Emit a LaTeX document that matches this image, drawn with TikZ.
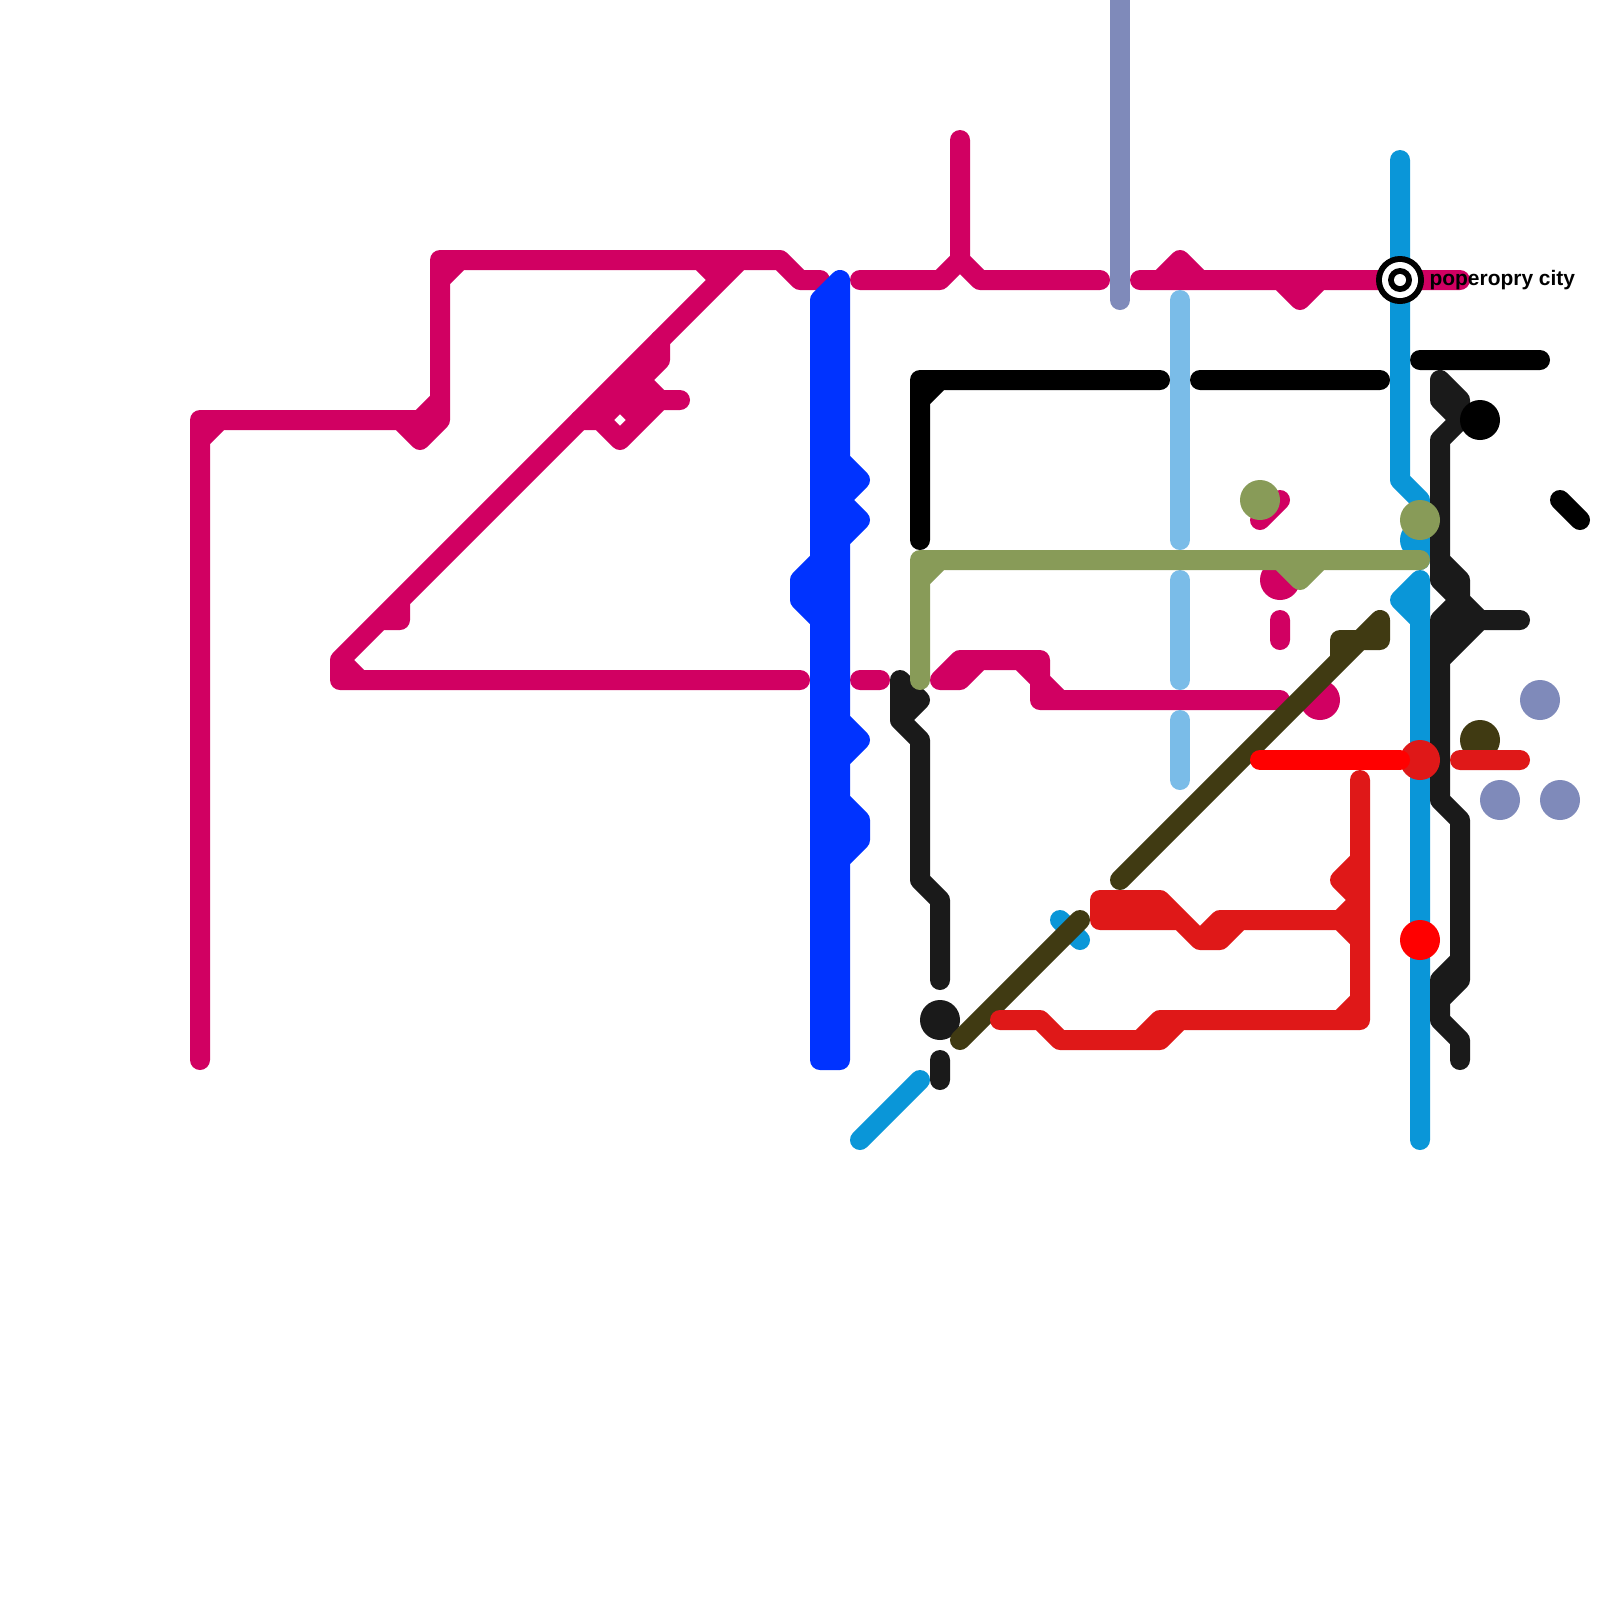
\documentclass[tikz,border=0pt]{standalone}
\usepackage{fontspec}
\setmainfont{Liberation Sans}
\usetikzlibrary{positioning}
\definecolor{popmagenta}{HTML}{D10062}
\definecolor{popblue}{HTML}{0033FF}
\definecolor{popperi}{HTML}{7F8ABA}
\definecolor{poplight}{HTML}{7ABCE8}
\definecolor{popsky}{HTML}{0A96D8}
\definecolor{popdark}{HTML}{1A1A1A}
\definecolor{popolive}{HTML}{889B58}
\definecolor{popbrown}{HTML}{403A12}
\definecolor{popred}{HTML}{DF1818}
\definecolor{popbright}{HTML}{FF0000}
\begin{document}
\begin{tikzpicture}[x=2.5mm, y=-2.5mm,
    metroline/.style={line width=2.5mm, line cap=round, line join=round},
    citylabel/.style={font=\fontsize{7.45}{9}\selectfont\bfseries, inner sep=0pt, anchor=base west}]
  \useasboundingbox (0,0) rectangle (80,80);

  % Magenta line, west side
  \draw[metroline, popmagenta]
    (10,53) -- (10,21) -- (21,21) -- (22,20) -- (22,13) -- (39,13) -- (40,14) -- (41,14)
    (10,22) -- (11,21)
    (20,21) -- (21,22) -- (22,21) -- (22,20)
    (22,14) -- (23,13)
    (35,13) -- (36,14) -- (17,33) -- (17,34) -- (40,34)
    (37,13) -- (36,14)
    (17,33) -- (18,34)
    (19,31) -- (20,31) -- (20,30);
  \draw[metroline, popmagenta]
    (33,17) -- (33,18) -- (30,21) -- (29,21)
    (30,21) -- (31,22) -- (33,20) -- (34,20)
    (32,19) -- (33,20) -- (31,20) -- (32,21);

  % Magenta line, east side
  \draw[metroline, popmagenta]
    (43,14) -- (47,14) -- (48,13) -- (49,14) -- (55,14)
    (48,7) -- (48,13)
    (57,14) -- (73,14)
    (58,14) -- (59,13) -- (60,14)
    (64,14) -- (65,15) -- (66,14);
  \draw[metroline, popmagenta]
    (43,34) -- (44,34)
    (47,34) -- (48,34) -- (49,33)
    (47,34) -- (48,33) -- (52,33) -- (52,35) -- (64,35)
    (51,33) -- (53,35)
    (63,26) -- (64,25)
    (64,31) -- (64,32);
  \fill[popmagenta] (64,29) circle (1);
  \fill[popmagenta] (66,35) circle (1);

  % Blue trunk
  \draw[metroline, popblue]
    (42,14) -- (41,15) -- (41,53) -- (42,53) -- cycle
    (42,23) -- (43,24) -- (42,25) -- (43,26) -- (42,27)
    (41,28) -- (40,29) -- (40,30) -- (41,31)
    (42,36) -- (43,37) -- (42,38)
    (42,40) -- (43,41) -- (43,42) -- (42,43);

  % Periwinkle and light blue
  \draw[metroline, popperi] (56,-1) -- (56,15);
  \draw[metroline, poplight]
    (59,15) -- (59,27)
    (59,29) -- (59,34)
    (59,36) -- (59,39);

  % Black line
  \draw[metroline, black]
    (46,27) -- (46,19) -- (58,19)
    (46,20) -- (47,19)
    (60,19) -- (69,19)
    (71,18) -- (77,18)
    (78,25) -- (79,26);

  % Sky blue line
  \draw[metroline, popsky]
    (70,8) -- (70,24) -- (71,25) -- (71,28)
    (71,29) -- (70,30) -- (71,31) -- (71,57)
    (71,29) -- (71,31)
    (43,57) -- (46,54)
    (53,46) -- (54,47);
  \fill[popsky] (71,27) circle (1);

  % Dark line
  \draw[metroline, popdark]
    (72,20) -- (72,19) -- (73,20) -- (73,21) -- (72,22) -- (72,28) -- (73,29) -- (73,30)
    (72,20) -- (73,21)
    (72,20) -- (73,20)
    (72,28) -- (72,29) -- (73,30) -- (72,31) -- (72,40) -- (73,41) -- (73,49) -- (72,50)
    (72,29) -- (73,29)
    (73,30) -- (74,31) -- (76,31)
    (74,31) -- (72,33)
    (72,31) -- (74,31)
    (72,32) -- (73,32)
    (73,48) -- (72,49) -- (72,51) -- (73,52) -- (73,53)
    (45,34) -- (46,35) -- (45,36) -- (45,34)
    (45,36) -- (46,37) -- (46,44) -- (47,45) -- (47,49)
    (47,53) -- (47,54);
  \fill[popdark] (47,51) circle (1);
  \fill[black] (74,21) circle (1);

  % Olive line
  \draw[metroline, popolive]
    (46,34) -- (46,28) -- (71,28)
    (46,29) -- (47,28)
    (64,28) -- (65,29) -- (66,28);
  \fill[popolive] (63,25) circle (1);
  \fill[popolive] (71,26) circle (1);

  % Brown diagonal
  \fill[popbrown] (74,37) circle (1);
  \draw[metroline, popbrown]
    (48,52) -- (54,46)
    (56,44) -- (69,31) -- (69,32) -- (67,32) -- (67,33);

  % Red network
  \draw[metroline, popred]
    (73,38) -- (76,38)
    (68,39) -- (68,51) -- (58,51) -- (57,52)
    (50,51) -- (52,51) -- (53,52) -- (58,52) -- (59,51)
    (68,50) -- (67,51)
    (68,43) -- (67,44) -- (68,45) -- (67,46) -- (68,47)
    (68,46) -- (62,46) -- (61,47) -- (60,47) -- (58,45) -- (55,45) -- (55,46) -- (59,46)
    (60,47) -- (61,46) -- (62,46);
  \fill[popred] (71,38) circle (1);

  % Bright red
  \draw[metroline, popbright] (63,38) -- (70,38);
  \fill[popbright] (71,47) circle (1);

  % Loose periwinkle stops
  \foreach \px/\py in {77/35, 75/40, 78/40}
    \fill[popperi] (\px,\py) circle (1);

  % Interchange and its label
  \fill[black] (70,14) circle (1.2);
  \fill[white] (70,14) circle (0.9);
  \fill[black] (70,14) circle (0.6);
  \fill[white] (70,14) circle (0.3);
  \node[citylabel] (city) at (71.45,14.25) {poperopry city};
\end{tikzpicture}
\end{document}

▶ [Problem statement]
Print the complete listing exactly as it stands, without its pictures.

▶ [Written answer]
Emit a LaTeX document that matches this image, drawn with TikZ.
\documentclass[tikz,border=0pt]{standalone}
\usepackage{fontspec}
\setmainfont{Liberation Sans}
\usetikzlibrary{positioning}
\definecolor{popmagenta}{HTML}{D10062}
\definecolor{popblue}{HTML}{0033FF}
\definecolor{popperi}{HTML}{7F8ABA}
\definecolor{poplight}{HTML}{7ABCE8}
\definecolor{popsky}{HTML}{0A96D8}
\definecolor{popdark}{HTML}{1A1A1A}
\definecolor{popolive}{HTML}{889B58}
\definecolor{popbrown}{HTML}{403A12}
\definecolor{popred}{HTML}{DF1818}
\definecolor{popbright}{HTML}{FF0000}
\begin{document}
\begin{tikzpicture}[x=2.5mm, y=-2.5mm,
    metroline/.style={line width=2.5mm, line cap=round, line join=round},
    citylabel/.style={font=\fontsize{7.45}{9}\selectfont\bfseries, inner sep=0pt, anchor=base west}]
  \useasboundingbox (0,0) rectangle (80,80);

  % Magenta line, west side
  \draw[metroline, popmagenta]
    (10,53) -- (10,21) -- (21,21) -- (22,20) -- (22,13) -- (39,13) -- (40,14) -- (41,14)
    (10,22) -- (11,21)
    (20,21) -- (21,22) -- (22,21) -- (22,20)
    (22,14) -- (23,13)
    (35,13) -- (36,14) -- (17,33) -- (17,34) -- (40,34)
    (37,13) -- (36,14)
    (17,33) -- (18,34)
    (19,31) -- (20,31) -- (20,30);
  \draw[metroline, popmagenta]
    (33,17) -- (33,18) -- (30,21) -- (29,21)
    (30,21) -- (31,22) -- (33,20) -- (34,20)
    (32,19) -- (33,20) -- (31,20) -- (32,21);

  % Magenta line, east side
  \draw[metroline, popmagenta]
    (43,14) -- (47,14) -- (48,13) -- (49,14) -- (55,14)
    (48,7) -- (48,13)
    (57,14) -- (73,14)
    (58,14) -- (59,13) -- (60,14)
    (64,14) -- (65,15) -- (66,14);
  \draw[metroline, popmagenta]
    (43,34) -- (44,34)
    (47,34) -- (48,34) -- (49,33)
    (47,34) -- (48,33) -- (52,33) -- (52,35) -- (64,35)
    (51,33) -- (53,35)
    (63,26) -- (64,25)
    (64,31) -- (64,32);
  \fill[popmagenta] (64,29) circle (1);
  \fill[popmagenta] (66,35) circle (1);

  % Blue trunk
  \draw[metroline, popblue]
    (42,14) -- (41,15) -- (41,53) -- (42,53) -- cycle
    (42,23) -- (43,24) -- (42,25) -- (43,26) -- (42,27)
    (41,28) -- (40,29) -- (40,30) -- (41,31)
    (42,36) -- (43,37) -- (42,38)
    (42,40) -- (43,41) -- (43,42) -- (42,43);

  % Periwinkle and light blue
  \draw[metroline, popperi] (56,-1) -- (56,15);
  \draw[metroline, poplight]
    (59,15) -- (59,27)
    (59,29) -- (59,34)
    (59,36) -- (59,39);

  % Black line
  \draw[metroline, black]
    (46,27) -- (46,19) -- (58,19)
    (46,20) -- (47,19)
    (60,19) -- (69,19)
    (71,18) -- (77,18)
    (78,25) -- (79,26);

  % Sky blue line
  \draw[metroline, popsky]
    (70,8) -- (70,24) -- (71,25) -- (71,28)
    (71,29) -- (70,30) -- (71,31) -- (71,57)
    (71,29) -- (71,31)
    (43,57) -- (46,54)
    (53,46) -- (54,47);
  \fill[popsky] (71,27) circle (1);

  % Dark line
  \draw[metroline, popdark]
    (72,20) -- (72,19) -- (73,20) -- (73,21) -- (72,22) -- (72,28) -- (73,29) -- (73,30)
    (72,20) -- (73,21)
    (72,20) -- (73,20)
    (72,28) -- (72,29) -- (73,30) -- (72,31) -- (72,40) -- (73,41) -- (73,49) -- (72,50)
    (72,29) -- (73,29)
    (73,30) -- (74,31) -- (76,31)
    (74,31) -- (72,33)
    (72,31) -- (74,31)
    (72,32) -- (73,32)
    (73,48) -- (72,49) -- (72,51) -- (73,52) -- (73,53)
    (45,34) -- (46,35) -- (45,36) -- (45,34)
    (45,36) -- (46,37) -- (46,44) -- (47,45) -- (47,49)
    (47,53) -- (47,54);
  \fill[popdark] (47,51) circle (1);
  \fill[black] (74,21) circle (1);

  % Olive line
  \draw[metroline, popolive]
    (46,34) -- (46,28) -- (71,28)
    (46,29) -- (47,28)
    (64,28) -- (65,29) -- (66,28);
  \fill[popolive] (63,25) circle (1);
  \fill[popolive] (71,26) circle (1);

  % Brown diagonal
  \fill[popbrown] (74,37) circle (1);
  \draw[metroline, popbrown]
    (48,52) -- (54,46)
    (56,44) -- (69,31) -- (69,32) -- (67,32) -- (67,33);

  % Red network
  \draw[metroline, popred]
    (73,38) -- (76,38)
    (68,39) -- (68,51) -- (58,51) -- (57,52)
    (50,51) -- (52,51) -- (53,52) -- (58,52) -- (59,51)
    (68,50) -- (67,51)
    (68,43) -- (67,44) -- (68,45) -- (67,46) -- (68,47)
    (68,46) -- (62,46) -- (61,47) -- (60,47) -- (58,45) -- (55,45) -- (55,46) -- (59,46)
    (60,47) -- (61,46) -- (62,46);
  \fill[popred] (71,38) circle (1);

  % Bright red
  \draw[metroline, popbright] (63,38) -- (70,38);
  \fill[popbright] (71,47) circle (1);

  % Loose periwinkle stops
  \foreach \px/\py in {77/35, 75/40, 78/40}
    \fill[popperi] (\px,\py) circle (1);

  % Interchange and its label
  \fill[black] (70,14) circle (1.2);
  \fill[white] (70,14) circle (0.9);
  \fill[black] (70,14) circle (0.6);
  \fill[white] (70,14) circle (0.3);
  \node[citylabel] (city) at (71.45,14.25) {poperopry city};
\end{tikzpicture}
\end{document}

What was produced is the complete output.